A communique would indicate that the G20 finance leaders have reached consensus on at least some key issues.
At 1105 GMT, the rand traded at 17.7050 against the U.S. dollar, up roughly 0.6% on Thursday’s close.
The Johannesburg Stock Exchange’s Top-40 index was last up 1.4%.
The meeting of G20 finance ministers and central bank governors will continue on Friday, with tariffs, debt relief and climate resilience being the core topics debated so far.
On the broader agenda, South Africa’s Treasury Director General Duncan Pieterse said the G20 hoped to issue the first communique under the country’s presidency by the end of the meetings.
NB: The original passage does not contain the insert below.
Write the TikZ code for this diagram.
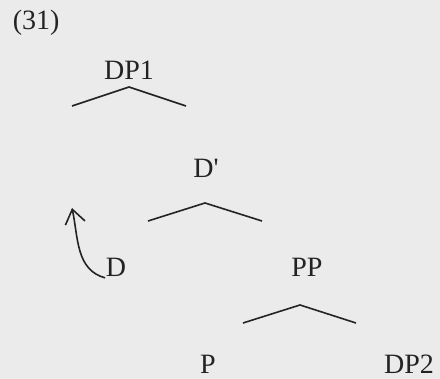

Canada’s finance minister Francois-Philippe Champagne also told Reuters he was cautiously optimistic that a final communique would be agreed, but that the G20 of large developed and developing countries needed to send a clear message.
Domestic investor focus next week will be on the country’s May business cycle leading indicator and June consumer inflation data for clues about the health of Africa’s most industrialised economy.
“(Inflation data) is unlikely to do much for the performance of the ZAR, given that the rates markets have already moved to price out the prospect of more than one more rate cut,” ETM Analytics said in a research note.
South Africa’s benchmark 2035 government bond was weaker, as the yield rose 2.5 basis points to 9.985%.